> **PROBLEM TO SOLVE**
Reproduce the records that follow in full, excluding any picture they contain.

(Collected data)
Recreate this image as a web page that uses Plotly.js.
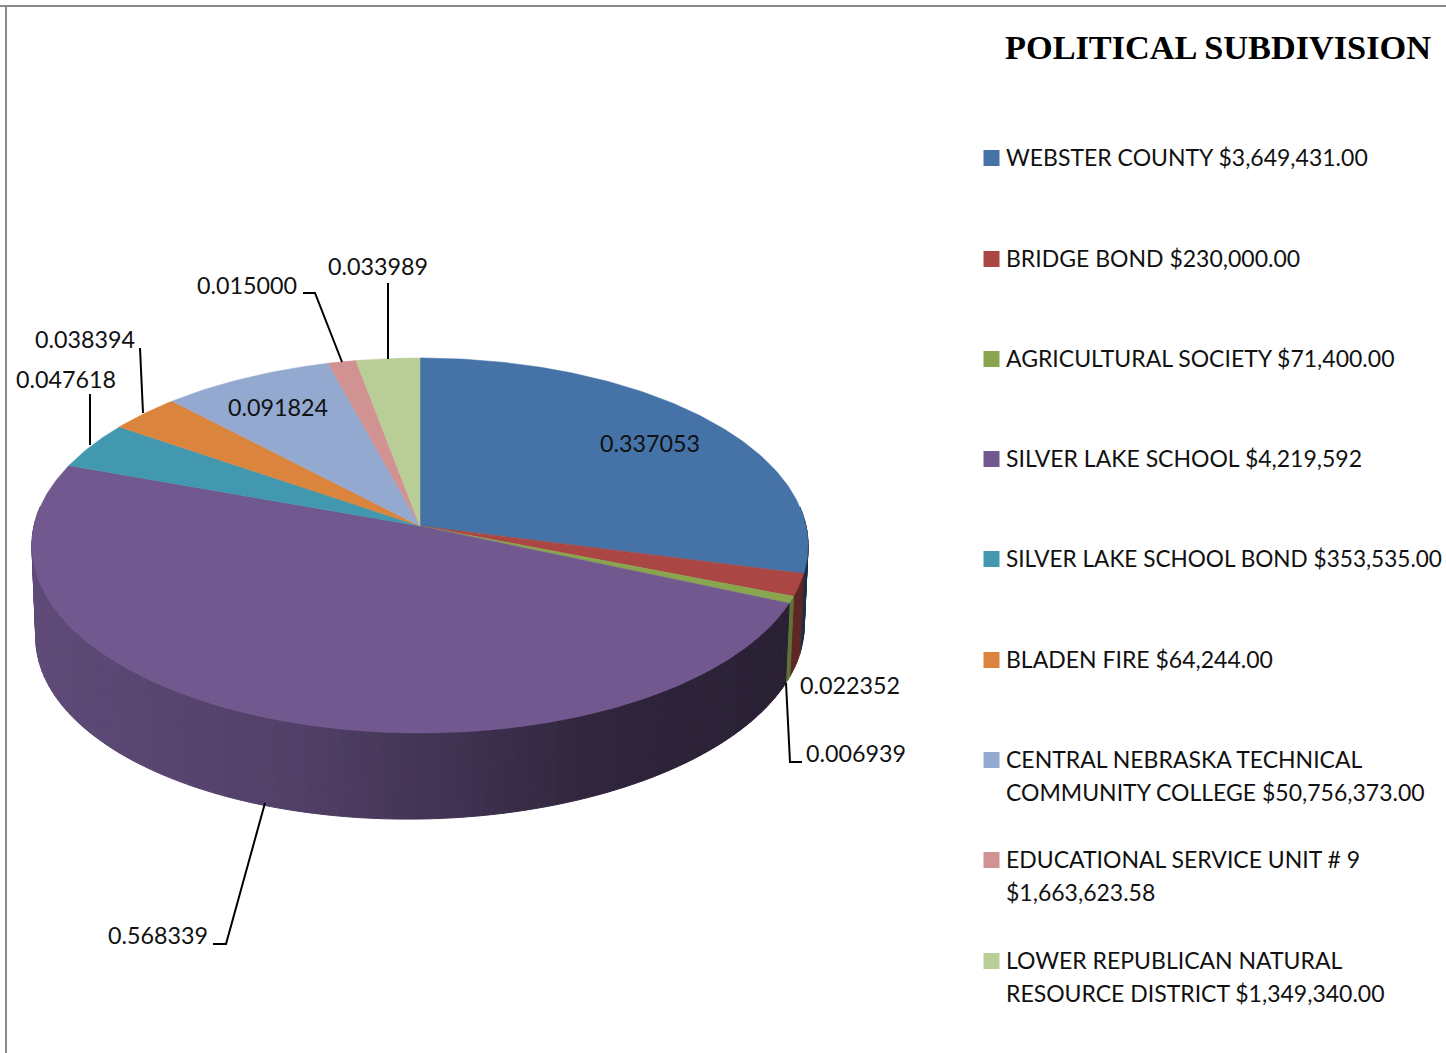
<!DOCTYPE html>
<html>
<head>
<meta charset="utf-8">
<script src="https://cdn.plot.ly/plotly-3.0.1.min.js"></script>
<style>html,body{margin:0;padding:0;background:#fff;overflow:hidden}#chart{width:1446px;height:1053px}</style>
</head>
<body>
<div id="chart"></div>
<script>
// ---- data ----
const categories = ["WEBSTER COUNTY", "BRIDGE BOND", "AGRICULTURAL SOCIETY", "SILVER LAKE SCHOOL",
  "SILVER LAKE SCHOOL BOND", "BLADEN FIRE", "CENTRAL NEBRASKA TECHNICAL COMMUNITY COLLEGE",
  "EDUCATIONAL SERVICE UNIT # 9", "LOWER REPUBLICAN NATURAL RESOURCE DISTRICT"];
const values = [0.337053, 0.022352, 0.006939, 0.568339, 0.047618, 0.038394, 0.091824, 0.015000, 0.033989];
const legendLines = [
  ["WEBSTER COUNTY $3,649,431.00"],
  ["BRIDGE BOND $230,000.00"],
  ["AGRICULTURAL SOCIETY $71,400.00"],
  ["SILVER LAKE SCHOOL $4,219,592"],
  ["SILVER LAKE SCHOOL BOND $353,535.00"],
  ["BLADEN FIRE $64,244.00"],
  ["CENTRAL NEBRASKA TECHNICAL", "COMMUNITY COLLEGE $50,756,373.00"],
  ["EDUCATIONAL SERVICE UNIT # 9", "$1,663,623.58"],
  ["LOWER REPUBLICAN NATURAL", "RESOURCE DISTRICT $1,349,340.00"]
];
// ---- styles and layout ----
const colors = ["#4572A7","#AA4643","#89A54E","#71588F","#4198AF","#DB843D","#93A9CF","#D19392","#B9CD96"];
const wallBoost = [1.15,1.5,1.9,1,1,1,1,1,1];
const legendY = [158,259,359,459,559,660,760,860,961];
const legendSize = [23,23,23,23,22.6,23,23,23,23];
const labelPos = [[599,443],[799,685],[805,753],[107,935],[15,379],[34,339],[227,407],[196,285],[327,266]];
const leaders = [
  [[786,683],[790,762],[802,762]],
  [[265,803],[226,944],[213,944]],
  [[90,394],[90,445]],
  [[140,348],[143,413]],
  [[303,293],[315,293],[342,362]],
  [[388,283],[388,359]]
];
const FONT = "Lato, Carlito, Calibri, sans-serif";
const TXT = "#111111";
// pie projection (perspective ellipse with apex off ellipse centre)
const CX = 420, CY = 526, R = 386, A = 185.5, P = 0.104;
const BX = 0.99, BY = 612, TILT = 6;
function proj(th){ const t=Math.sin(th), s=-Math.cos(th), d=1-P*s; return [R*t/d, A*s/d]; }
function rimT(th){ const q=proj(th); return [CX+q[0], CY+q[1]]; }
function rimB(th){ const q=proj(th); return [CX+BX*q[0], BY+q[1]-TILT*q[0]/390]; }
function shade(x0){
  const k=[[-390,.84],[-120,.72],[0,.60],[180,.42],[390,.36]];
  for(let i=0;i<k.length-1;i++){ if(x0<=k[i+1][0]){ const f=(x0-k[i][0])/(k[i+1][0]-k[i][0]); return k[i][1]+f*(k[i+1][1]-k[i][1]); } }
  return .36;
}
function mult(hex,f){ const n=parseInt(hex.slice(1),16); const c=[n>>16,(n>>8)&255,n&255].map(v=>Math.min(255,Math.round(v*f))); return `rgb(${c[0]},${c[1]},${c[2]})`; }

const total = values.reduce((a,b)=>a+b,0);
const traces = [];
const STEP = Math.PI/120;
const VIS0 = Math.acos(P), VIS1 = 2*Math.PI-VIS0;
let cum = 0;
const spans = values.map(v=>{ const a=cum/total*2*Math.PI; cum+=v; return [a,cum/total*2*Math.PI]; });

// side wall strips
spans.forEach((sp,i)=>{
  const a=Math.max(sp[0],VIS0), b=Math.min(sp[1],VIS1);
  if(b<=a) return;
  const n=Math.max(1,Math.ceil((b-a)/STEP));
  for(let j=0;j<n;j++){
    const t0=a+(b-a)*j/n, t1=a+(b-a)*(j+1)/n;
    const p=[rimT(t0),rimT(t1),rimB(t1),rimB(t0),rimT(t0)];
    const col=mult(colors[i],shade(proj((t0+t1)/2)[0])*wallBoost[i]);
    traces.push({type:"scatter",mode:"lines",x:p.map(q=>q[0]),y:p.map(q=>q[1]),fill:"toself",fillcolor:col,
      line:{color:col,width:1},hoverinfo:"skip",showlegend:false});
  }
});
// top faces
spans.forEach((sp,i)=>{
  const xs=[CX], ys=[CY];
  const n=Math.max(2,Math.ceil((sp[1]-sp[0])/(STEP/2)));
  for(let j=0;j<=n;j++){ const q=rimT(sp[0]+(sp[1]-sp[0])*j/n); xs.push(q[0]); ys.push(q[1]); }
  xs.push(CX); ys.push(CY);
  traces.push({type:"scatter",mode:"lines",x:xs,y:ys,fill:"toself",fillcolor:colors[i],name:categories[i],
    line:{color:colors[i],width:0.5},hoverinfo:"name",showlegend:false});
});
// legend swatches
traces.push({type:"scatter",mode:"markers",x:categories.map(()=>991.5),y:legendY,
  marker:{symbol:"square",size:16,color:colors,line:{width:0}},hoverinfo:"skip",showlegend:false});

const annotations = [];
values.forEach((v,i)=>annotations.push({x:labelPos[i][0],y:labelPos[i][1],xref:"x",yref:"y",xanchor:"left",yanchor:"middle",
  text:v.toFixed(6),showarrow:false,borderpad:0,font:{family:FONT,size:23.3,color:TXT}}));
legendLines.forEach((ls,i)=>ls.forEach((t,j)=>annotations.push({x:1004.5,y:legendY[i]-1+j*33,xref:"x",yref:"y",xanchor:"left",yanchor:"middle",
  text:t,showarrow:false,borderpad:0,font:{family:FONT,size:legendSize[i],color:TXT}})));

const shapes = leaders.map(l=>({type:"path",xref:"x",yref:"y",
  path:l.map((q,i)=>(i?"L":"M")+q[0]+" "+q[1]).join(" "),line:{color:"#000",width:2}}));
shapes.push({type:"line",xref:"x",yref:"y",x0:0,x1:1446,y0:6,y1:6,line:{color:"#8c8c8c",width:2}});
shapes.push({type:"line",xref:"x",yref:"y",x0:6,x1:6,y0:6,y1:1053,line:{color:"#8c8c8c",width:2}});

const layout = {
  width:1446,height:1053,margin:{l:0,r:0,t:0,b:0},paper_bgcolor:"#fff",plot_bgcolor:"#fff",showlegend:false,
  title:{text:"<b>POLITICAL SUBDIVISION</b>",x:1005/1446,xanchor:"left",xref:"paper",y:1-47/1053,yanchor:"middle",yref:"paper",
    font:{family:"'Liberation Serif', serif",size:34.3,color:"#000"}},
  xaxis:{range:[0,1446],visible:false,fixedrange:true},
  yaxis:{range:[1053,0],visible:false,fixedrange:true},
  annotations, shapes
};
Plotly.newPlot("chart",traces,layout,{displayModeBar:false,staticPlot:true});
</script>
</body>
</html>
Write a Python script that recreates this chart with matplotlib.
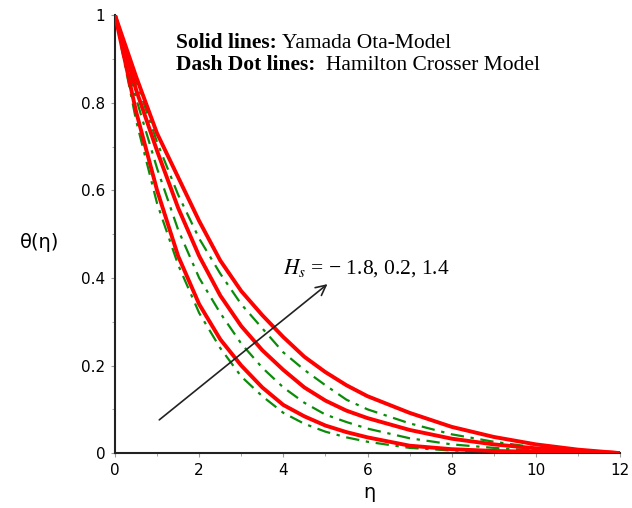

> **WRITTEN REPLY**
Recreate this image as a web page that uses Plotly.js.
<!DOCTYPE html>
<html>
<head>
<meta charset="utf-8">
<script src="https://cdn.plot.ly/plotly-3.0.1.min.js"></script>
<style>html,body{margin:0;padding:0;background:#fff;overflow:hidden}#chart{width:1446px;height:1053px}</style>
</head>
<body>
<div id="chart"></div>
<script>
// ---- data ----
const categories = ["WEBSTER COUNTY", "BRIDGE BOND", "AGRICULTURAL SOCIETY", "SILVER LAKE SCHOOL",
  "SILVER LAKE SCHOOL BOND", "BLADEN FIRE", "CENTRAL NEBRASKA TECHNICAL COMMUNITY COLLEGE",
  "EDUCATIONAL SERVICE UNIT # 9", "LOWER REPUBLICAN NATURAL RESOURCE DISTRICT"];
const values = [0.337053, 0.022352, 0.006939, 0.568339, 0.047618, 0.038394, 0.091824, 0.015000, 0.033989];
const legendLines = [
  ["WEBSTER COUNTY $3,649,431.00"],
  ["BRIDGE BOND $230,000.00"],
  ["AGRICULTURAL SOCIETY $71,400.00"],
  ["SILVER LAKE SCHOOL $4,219,592"],
  ["SILVER LAKE SCHOOL BOND $353,535.00"],
  ["BLADEN FIRE $64,244.00"],
  ["CENTRAL NEBRASKA TECHNICAL", "COMMUNITY COLLEGE $50,756,373.00"],
  ["EDUCATIONAL SERVICE UNIT # 9", "$1,663,623.58"],
  ["LOWER REPUBLICAN NATURAL", "RESOURCE DISTRICT $1,349,340.00"]
];
// ---- styles and layout ----
const colors = ["#4572A7","#AA4643","#89A54E","#71588F","#4198AF","#DB843D","#93A9CF","#D19392","#B9CD96"];
const wallBoost = [1.15,1.5,1.9,1,1,1,1,1,1];
const legendY = [158,259,359,459,559,660,760,860,961];
const legendSize = [23,23,23,23,22.6,23,23,23,23];
const labelPos = [[599,443],[799,685],[805,753],[107,935],[15,379],[34,339],[227,407],[196,285],[327,266]];
const leaders = [
  [[786,683],[790,762],[802,762]],
  [[265,803],[226,944],[213,944]],
  [[90,394],[90,445]],
  [[140,348],[143,413]],
  [[303,293],[315,293],[342,362]],
  [[388,283],[388,359]]
];
const FONT = "Lato, Carlito, Calibri, sans-serif";
const TXT = "#111111";
// pie projection (perspective ellipse with apex off ellipse centre)
const CX = 420, CY = 526, R = 386, A = 185.5, P = 0.104;
const BX = 0.99, BY = 612, TILT = 6;
function proj(th){ const t=Math.sin(th), s=-Math.cos(th), d=1-P*s; return [R*t/d, A*s/d]; }
function rimT(th){ const q=proj(th); return [CX+q[0], CY+q[1]]; }
function rimB(th){ const q=proj(th); return [CX+BX*q[0], BY+q[1]-TILT*q[0]/390]; }
function shade(x0){
  const k=[[-390,.84],[-120,.72],[0,.60],[180,.42],[390,.36]];
  for(let i=0;i<k.length-1;i++){ if(x0<=k[i+1][0]){ const f=(x0-k[i][0])/(k[i+1][0]-k[i][0]); return k[i][1]+f*(k[i+1][1]-k[i][1]); } }
  return .36;
}
function mult(hex,f){ const n=parseInt(hex.slice(1),16); const c=[n>>16,(n>>8)&255,n&255].map(v=>Math.min(255,Math.round(v*f))); return `rgb(${c[0]},${c[1]},${c[2]})`; }

const total = values.reduce((a,b)=>a+b,0);
const traces = [];
const STEP = Math.PI/120;
const VIS0 = Math.acos(P), VIS1 = 2*Math.PI-VIS0;
let cum = 0;
const spans = values.map(v=>{ const a=cum/total*2*Math.PI; cum+=v; return [a,cum/total*2*Math.PI]; });

// side wall strips
spans.forEach((sp,i)=>{
  const a=Math.max(sp[0],VIS0), b=Math.min(sp[1],VIS1);
  if(b<=a) return;
  const n=Math.max(1,Math.ceil((b-a)/STEP));
  for(let j=0;j<n;j++){
    const t0=a+(b-a)*j/n, t1=a+(b-a)*(j+1)/n;
    const p=[rimT(t0),rimT(t1),rimB(t1),rimB(t0),rimT(t0)];
    const col=mult(colors[i],shade(proj((t0+t1)/2)[0])*wallBoost[i]);
    traces.push({type:"scatter",mode:"lines",x:p.map(q=>q[0]),y:p.map(q=>q[1]),fill:"toself",fillcolor:col,
      line:{color:col,width:1},hoverinfo:"skip",showlegend:false});
  }
});
// top faces
spans.forEach((sp,i)=>{
  const xs=[CX], ys=[CY];
  const n=Math.max(2,Math.ceil((sp[1]-sp[0])/(STEP/2)));
  for(let j=0;j<=n;j++){ const q=rimT(sp[0]+(sp[1]-sp[0])*j/n); xs.push(q[0]); ys.push(q[1]); }
  xs.push(CX); ys.push(CY);
  traces.push({type:"scatter",mode:"lines",x:xs,y:ys,fill:"toself",fillcolor:colors[i],name:categories[i],
    line:{color:colors[i],width:0.5},hoverinfo:"name",showlegend:false});
});
// legend swatches
traces.push({type:"scatter",mode:"markers",x:categories.map(()=>991.5),y:legendY,
  marker:{symbol:"square",size:16,color:colors,line:{width:0}},hoverinfo:"skip",showlegend:false});

const annotations = [];
values.forEach((v,i)=>annotations.push({x:labelPos[i][0],y:labelPos[i][1],xref:"x",yref:"y",xanchor:"left",yanchor:"middle",
  text:v.toFixed(6),showarrow:false,borderpad:0,font:{family:FONT,size:23.3,color:TXT}}));
legendLines.forEach((ls,i)=>ls.forEach((t,j)=>annotations.push({x:1004.5,y:legendY[i]-1+j*33,xref:"x",yref:"y",xanchor:"left",yanchor:"middle",
  text:t,showarrow:false,borderpad:0,font:{family:FONT,size:legendSize[i],color:TXT}})));

const shapes = leaders.map(l=>({type:"path",xref:"x",yref:"y",
  path:l.map((q,i)=>(i?"L":"M")+q[0]+" "+q[1]).join(" "),line:{color:"#000",width:2}}));
shapes.push({type:"line",xref:"x",yref:"y",x0:0,x1:1446,y0:6,y1:6,line:{color:"#8c8c8c",width:2}});
shapes.push({type:"line",xref:"x",yref:"y",x0:6,x1:6,y0:6,y1:1053,line:{color:"#8c8c8c",width:2}});

const layout = {
  width:1446,height:1053,margin:{l:0,r:0,t:0,b:0},paper_bgcolor:"#fff",plot_bgcolor:"#fff",showlegend:false,
  title:{text:"<b>POLITICAL SUBDIVISION</b>",x:1005/1446,xanchor:"left",xref:"paper",y:1-47/1053,yanchor:"middle",yref:"paper",
    font:{family:"'Liberation Serif', serif",size:34.3,color:"#000"}},
  xaxis:{range:[0,1446],visible:false,fixedrange:true},
  yaxis:{range:[1053,0],visible:false,fixedrange:true},
  annotations, shapes
};
Plotly.newPlot("chart",traces,layout,{displayModeBar:false,staticPlot:true});
</script>
</body>
</html>
Write a Python script that recreates this chart with matplotlib.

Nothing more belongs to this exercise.